> WHAT IS REQUIRED
Check every line below for the string "chart", and copy the lines that contain it.

↓

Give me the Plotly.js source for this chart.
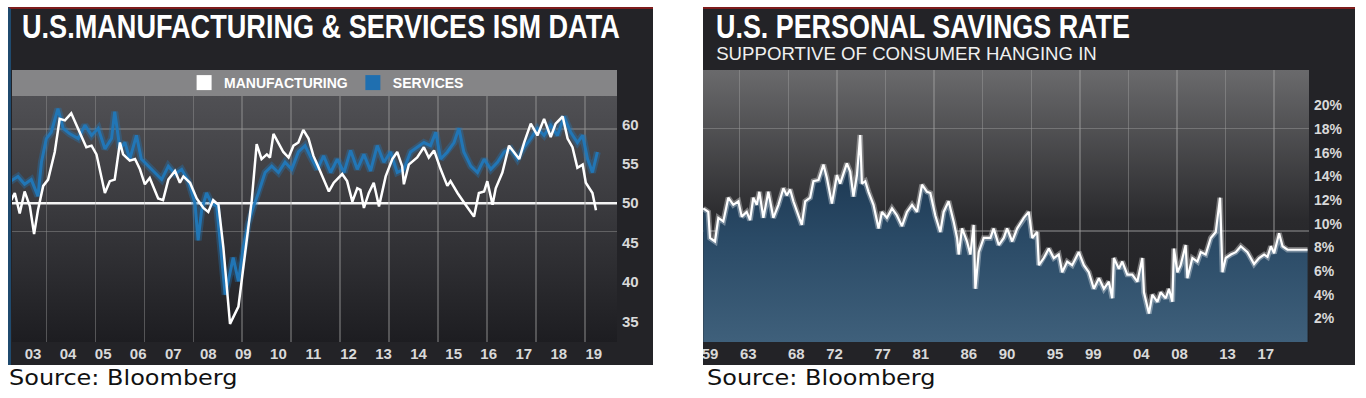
<!DOCTYPE html>
<html>
<head>
<meta charset="utf-8">
<script src="https://cdn.plot.ly/plotly-3.0.1.min.js"></script>
<style>
  html, body { margin:0; padding:0; background:#ffffff; width:1366px; height:398px; overflow:hidden; }
  .panel { position:absolute; background:#232327; border-top:2px solid #7e1c1c; box-sizing:border-box; }
  #ism { left:8px; top:7px; width:645px; height:358px; border-left:3px solid #1f4a6e; }
  #sav { left:703px; top:7px; width:652px; height:358px; }
  .src { position:absolute; top:365px; font-family:"DejaVu Sans", sans-serif; font-size:22px; color:#111; line-height:26px; transform:scaleX(1.09); transform-origin:left center; }
</style>
</head>
<body>
<div id="ism" class="panel"></div>
<div id="sav" class="panel"></div>
<div class="src" style="left:9px;">Source: Bloomberg</div>
<div class="src" style="left:707px;">Source: Bloomberg</div>
<script>
// ---------- ISM data (decimal years) ----------
const mfgDates = [2002.38,2002.48,2002.62,2002.76,2002.91,2003.03,2003.14,2003.29,2003.43,2003.62,2003.76,2003.91,2004.09,2004.29,2004.52,2004.67,2004.81,2005.05,2005.19,2005.33,2005.48,2005.57,2005.76,2005.91,2006.05,2006.19,2006.33,2006.57,2006.71,2006.86,2007.05,2007.19,2007.29,2007.48,2007.67,2007.86,2008.00,2008.14,2008.29,2008.43,2008.57,2008.62,2008.86,2009.05,2009.24,2009.38,2009.52,2009.67,2009.76,2009.86,2010.00,2010.14,2010.29,2010.43,2010.57,2010.71,2010.86,2011.00,2011.11,2011.29,2011.44,2011.58,2011.82,2011.96,2012.11,2012.25,2012.34,2012.44,2012.58,2012.72,2012.87,2013.06,2013.25,2013.39,2013.53,2013.58,2013.72,2013.96,2014.15,2014.29,2014.44,2014.63,2014.82,2014.91,2015.11,2015.34,2015.58,2015.72,2015.87,2015.96,2016.11,2016.20,2016.39,2016.58,2016.72,2016.87,2017.01,2017.20,2017.39,2017.58,2017.77,2017.91,2018.11,2018.25,2018.39,2018.53,2018.68,2018.77,2018.96,2019.06];
const mfgValues = [50.4,51.3,48.7,51.5,49.6,46.1,49.1,52.2,53.0,56.5,60.7,60.5,61.4,59.5,57.1,57.3,56.2,51.3,52.8,53.0,57.7,56.2,55.4,55.6,54.3,52.4,53.2,50.6,50.4,53.0,54.1,52.6,53.4,52.6,50.6,49.4,48.9,50.4,49.8,44.4,37.5,34.7,36.9,44.0,50.4,57.5,55.6,56.2,55.8,58.8,57.7,56.5,55.8,57.3,57.7,59.3,58.2,56.0,54.9,53.0,51.5,52.6,53.7,52.8,50.2,51.9,51.7,49.4,51.3,52.6,49.6,53.4,55.6,56.5,54.7,52.4,54.9,55.8,57.1,55.8,56.7,54.3,52.2,52.8,51.3,49.8,48.3,51.3,51.5,52.8,49.8,51.9,53.9,57.3,56.5,55.6,57.7,60.1,58.6,60.7,58.4,60.1,61.0,58.2,57.1,54.5,54.9,52.6,51.3,49.1];
const svcDates = [2002.29,2002.57,2002.76,2002.95,2003.14,2003.24,2003.38,2003.52,2003.71,2003.86,2004.05,2004.29,2004.48,2004.67,2004.86,2005.05,2005.24,2005.33,2005.48,2005.62,2005.76,2005.95,2006.09,2006.29,2006.48,2006.67,2006.86,2007.05,2007.24,2007.43,2007.62,2007.71,2007.81,2007.95,2008.09,2008.24,2008.38,2008.48,2008.57,2008.71,2008.86,2009.00,2009.14,2009.29,2009.43,2009.62,2009.81,2010.00,2010.19,2010.38,2010.57,2010.76,2010.95,2011.11,2011.29,2011.49,2011.68,2011.87,2012.06,2012.25,2012.44,2012.63,2012.82,2013.01,2013.20,2013.39,2013.58,2013.77,2013.96,2014.15,2014.34,2014.49,2014.63,2014.82,2015.01,2015.15,2015.29,2015.49,2015.68,2015.87,2016.06,2016.25,2016.44,2016.63,2016.82,2017.01,2017.20,2017.39,2017.58,2017.77,2017.96,2018.15,2018.34,2018.53,2018.68,2018.82,2018.96,2019.10];
const svcValues = [52.6,53.4,52.4,53.0,50.9,55.2,58.2,59.0,62.0,59.5,58.8,58.2,59.9,58.6,59.5,56.9,58.2,61.6,56.9,57.7,55.6,58.6,55.6,54.7,53.9,53.0,54.7,53.7,54.3,52.8,50.0,45.3,49.1,51.3,50.0,49.6,43.1,38.4,40.1,43.1,40.1,44.4,47.4,49.6,51.3,53.9,54.7,53.9,55.2,54.3,56.5,57.3,55.6,54.3,56.0,53.9,55.6,53.9,56.7,54.3,56.2,54.1,57.3,55.2,56.5,53.9,54.3,56.5,57.1,57.7,57.3,59.0,55.6,56.5,57.7,59.5,56.5,54.7,53.9,55.6,54.3,55.2,56.5,56.9,55.6,57.1,58.2,59.5,58.6,59.9,58.6,61.0,59.0,57.7,58.6,55.6,53.9,56.5];
const ismTickYears = [2003,2004,2005,2006,2007,2008,2009,2010,2011,2012,2013,2014,2015,2016,2017,2018,2019];
const ismTickText = ['03','04','05','06','07','08','09','10','11','12','13','14','15','16','17','18','19'];
const ismYTicks = [35,40,45,50,55,60];
const ismThreshold = 50;

// ---------- Savings rate data (decimal years, %) ----------
const savDates = [1958.30,1958.82,1959.00,1959.52,1959.87,1960.39,1960.91,1961.43,1961.96,1962.31,1962.83,1963.18,1963.52,1963.88,1964.15,1964.57,1965.09,1965.61,1966.14,1966.66,1967.01,1967.36,1967.70,1968.06,1968.58,1968.93,1969.45,1969.79,1970.32,1970.84,1971.19,1971.72,1972.24,1972.58,1973.28,1973.63,1973.97,1974.33,1974.67,1974.85,1975.20,1975.54,1976.06,1976.59,1976.94,1977.46,1977.99,1978.51,1979.03,1979.55,1980.08,1980.60,1981.12,1981.64,1981.99,1982.51,1983.03,1983.38,1983.90,1984.42,1984.78,1984.95,1985.30,1985.82,1986.17,1986.51,1986.69,1987.04,1987.56,1988.26,1988.60,1989.13,1989.65,1990.00,1990.53,1991.05,1991.74,1992.26,1992.62,1993.14,1993.31,1993.83,1994.35,1994.87,1995.39,1995.75,1996.27,1996.79,1997.48,1998.01,1998.53,1999.05,1999.58,2000.10,2000.62,2000.97,2001.14,2001.66,2002.02,2002.54,2003.06,2003.59,2004.11,2004.28,2004.80,2005.15,2005.68,2006.02,2006.55,2006.89,2007.24,2007.41,2007.77,2008.11,2008.63,2008.81,2009.33,2009.86,2010.20,2010.72,2011.25,2011.77,2012.22,2012.47,2012.81,2013.34,2013.86,2014.38,2015.08,2015.77,2016.29,2016.82,2017.17,2017.52,2017.86,2018.38,2018.74,2019.26,2021.35];
const savValues = [11.3,11.0,8.8,8.5,10.5,10.2,12.2,11.6,11.9,10.6,11.0,10.3,12.2,11.6,12.7,10.5,12.7,10.5,11.6,13.0,12.4,12.9,11.9,11.0,9.9,11.9,12.2,13.6,13.7,15.0,13.9,11.7,14.1,13.4,15.1,14.4,12.3,14.1,17.5,13.4,13.6,12.7,11.6,9.6,11.0,10.5,11.3,10.7,9.8,11.0,11.6,11.0,13.3,12.7,12.6,10.7,9.3,11.0,11.9,10.2,8.8,7.4,9.6,8.5,7.4,9.9,4.5,7.6,8.8,8.8,9.6,8.2,8.8,9.6,8.5,9.6,10.5,11.0,8.8,9.3,6.5,7.1,7.9,7.1,7.4,5.9,6.8,6.5,7.6,6.5,5.9,4.5,5.4,4.5,5.1,3.7,7.1,6.2,6.8,5.7,5.7,5.1,7.1,4.2,2.4,4.0,3.4,4.2,3.7,4.5,3.4,7.9,5.9,6.5,8.2,5.4,7.1,6.8,7.6,7.4,8.8,9.3,12.2,5.9,7.1,7.4,7.6,8.1,7.6,6.6,7.1,7.4,7.2,8.1,7.5,9.2,8.1,7.8,7.8];
const savTickYears = [1959,1963,1968,1972,1977,1981,1986,1990,1995,1999,2004,2008,2013,2017];
const savTickText = ['59','63','68','72','77','81','86','90','95','99','04','08','13','17'];
const savYTicks = [2,4,6,8,10,12,14,16,18,20];

function gradImg(stops) {
  let s = '<svg xmlns="http://www.w3.org/2000/svg" width="10" height="100" preserveAspectRatio="none"><defs><linearGradient id="g" x1="0" y1="0" x2="0" y2="1">';
  stops.forEach(st => { s += '<stop offset="' + st[0] + '" stop-color="' + st[1] + '"/>'; });
  s += '</linearGradient></defs><rect width="10" height="100" fill="url(#g)"/></svg>';
  return 'data:image/svg+xml;charset=utf-8,' + encodeURIComponent(s);
}
// horizontally condense a text element to a target width (keeps it real text)
function squeeze(el, width) {
  if (!el) return;
  const bb = el.getBBox();
  if (!bb.width) return;
  const s = width / bb.width;
  const x0 = bb.x;
  const prev = el.getAttribute('transform') || '';
  el.setAttribute('transform', 'translate(' + x0 + ',0) scale(' + s + ',1) translate(' + (-x0) + ',0) ' + prev);
}

const tickFont = {family:'"Liberation Sans", Arial, sans-serif', size:15, color:'#d9d9d9', weight:'bold'};
const titleFont = {family:'"Liberation Sans", Arial, sans-serif', size:33, color:'#ffffff', weight:'bold'};

// ---------- Left chart ----------
const ismTraces = [
  {x: svcDates, y: svcValues, type:'scatter', mode:'lines', name:'SERVICES', showlegend:false,
   line:{color:'rgba(33,120,185,0.35)', width:7}},
  {x: svcDates, y: svcValues, type:'scatter', mode:'lines', name:'SERVICES', showlegend:false,
   line:{color:'rgba(33,120,185,0.95)', width:3}},
  {x: mfgDates, y: mfgValues, type:'scatter', mode:'lines', name:'MANUFACTURING', showlegend:false,
   line:{color:'#ffffff', width:2.5}},
  {x:[null], y:[null], type:'scatter', mode:'markers', name:'MANUFACTURING', showlegend:true,
   marker:{symbol:'square', size:15, color:'#ffffff'}},
  {x:[null], y:[null], type:'scatter', mode:'markers', name:'SERVICES', showlegend:true,
   marker:{symbol:'square', size:15, color:'#1f6fb0'}}
];
const ismW = 642, ismH = 356;
const ismLayout = {
  width: ismW, height: ismH,
  margin:{l:1, r:36, t:87, b:23},
  paper_bgcolor:'rgba(0,0,0,0)', plot_bgcolor:'rgba(0,0,0,0)',
  title:{text:'U.S.MANUFACTURING &amp; SERVICES ISM DATA', font:titleFont, x:11/ismW, xanchor:'left', y:1-17/ismH, yanchor:'middle', xref:'container', yref:'container'},
  xaxis:{range:[2002.4, 2019.66], tickmode:'array', tickvals:ismTickYears, ticktext:ismTickText,
    showgrid:false, zeroline:false, showline:false, ticks:'', tickfont:tickFont, ticklabelstandoff:1, ticklabeloverflow:'allow',
    minor:{tick0:2003.38, dtick:1.397, showgrid:true, gridcolor:'rgba(150,150,150,0.45)', gridwidth:1.5}},
  yaxis:{range:[32.4, 63.6], side:'right', tickmode:'array', tickvals:ismYTicks, showgrid:false, zeroline:false,
    ticks:'', tickfont:tickFont, ticklabelstandoff:4,
    minor:{tickmode:'array', tickvals:[46.4, 59.4], showgrid:true, gridcolor:'rgba(150,150,150,0.45)', gridwidth:1.5}},
  legend:{orientation:'h', x:0.52, xanchor:'center', y:1+13/246, yanchor:'middle', bgcolor:'rgba(0,0,0,0)',
    font:{family:'"Liberation Sans", Arial, sans-serif', size:14, color:'#ffffff', weight:'bold'}, itemwidth:30, tracegroupgap:0},
  images:[{source: gradImg([[0,'#505054'],[0.45,'#3a3a3e'],[1,'#1d1d21']]), xref:'paper', yref:'paper', x:0, y:1, sizex:1, sizey:1, sizing:'stretch', layer:'below'}],
  shapes:[
    {type:'rect', xref:'paper', yref:'paper', x0:0, x1:1, y0:1, y1:1+26/246, fillcolor:'#858587', line:{width:0}, layer:'below'},
    {type:'line', xref:'paper', yref:'y', x0:0, x1:1, y0:ismThreshold, y1:ismThreshold, line:{color:'#f4f4f4', width:2.5}, layer:'below'}
  ],
  showlegend:true
};
Plotly.newPlot('ism', ismTraces, ismLayout, {staticPlot:true, displayModeBar:false}).then(gd => {
  squeeze(gd.querySelector('.gtitle'), 598);
});

// ---------- Right chart ----------
const savTraces = [
  {x: savDates, y: savValues, type:'scatter', mode:'lines', fill:'tozeroy', showlegend:false,
   fillgradient:{type:'vertical', colorscale:[[0,'#3f607b'],[0.5,'#2a4a66'],[1,'#16304a']]},
   line:{color:'rgba(255,255,255,0.35)', width:5.5}},
  {x: savDates, y: savValues, type:'scatter', mode:'lines', showlegend:false,
   line:{color:'#ffffff', width:2.2}}
];
const savW = 652, savH = 356;
const savLayout = {
  width: savW, height: savH,
  margin:{l:0, r:46, t:61, b:23},
  paper_bgcolor:'rgba(0,0,0,0)', plot_bgcolor:'rgba(0,0,0,0)',
  title:{text:'U.S. PERSONAL SAVINGS RATE', font:titleFont, x:13/savW, xanchor:'left', y:1-17/savH, yanchor:'middle', xref:'container', yref:'container'},
  annotations:[{text:'SUPPORTIVE OF CONSUMER HANGING IN', xref:'paper', yref:'paper', x:11/606, y:1+16/272, xanchor:'left', yanchor:'middle', showarrow:false,
    font:{family:'"Liberation Sans", Arial, sans-serif', size:18, color:'#f0f0f0'}}],
  xaxis:{range:[1958.27, 2021.5], tickmode:'array', tickvals:savTickYears, ticktext:savTickText,
    showgrid:false, zeroline:false, showline:false, ticks:'', tickfont:tickFont, ticklabelstandoff:1, ticklabeloverflow:'allow',
    minor:{tick0:1962.1, dtick:5.07, showgrid:true, gridcolor:'rgba(160,160,160,0.45)', gridwidth:1.5}},
  yaxis:{range:[0, 23.0], side:'right', tickmode:'array', tickvals:savYTicks, ticktext:savYTicks.map(v => v + '%'),
    showgrid:false, zeroline:false, ticks:'',
    tickfont:{family:'"Liberation Sans", Arial, sans-serif', size:14, color:'#d9d9d9', weight:'bold'}, ticklabelstandoff:4,
    minor:{tickmode:'array', tickvals:[9.4, 18.05], showgrid:true, gridcolor:'rgba(160,160,160,0.45)', gridwidth:1.5}},
  images:[{source: gradImg([[0,'#6a6a6c'],[0.55,'#2a2a2d'],[1,'#1e1e22']]), xref:'paper', yref:'paper', x:0, y:1, sizex:1, sizey:1, sizing:'stretch', layer:'below'}],
  showlegend:false
};
Plotly.newPlot('sav', savTraces, savLayout, {staticPlot:true, displayModeBar:false}).then(gd => {
  squeeze(gd.querySelector('.gtitle'), 414);
  const ann = gd.querySelector('.annotation-text');
  squeeze(ann, 381);
});
</script>
</body>
</html>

↑

> PROBLEM SOLUTION
Give me the Plotly.js source for this chart.
// ---------- Left chart ----------
// ---------- Right chart ----------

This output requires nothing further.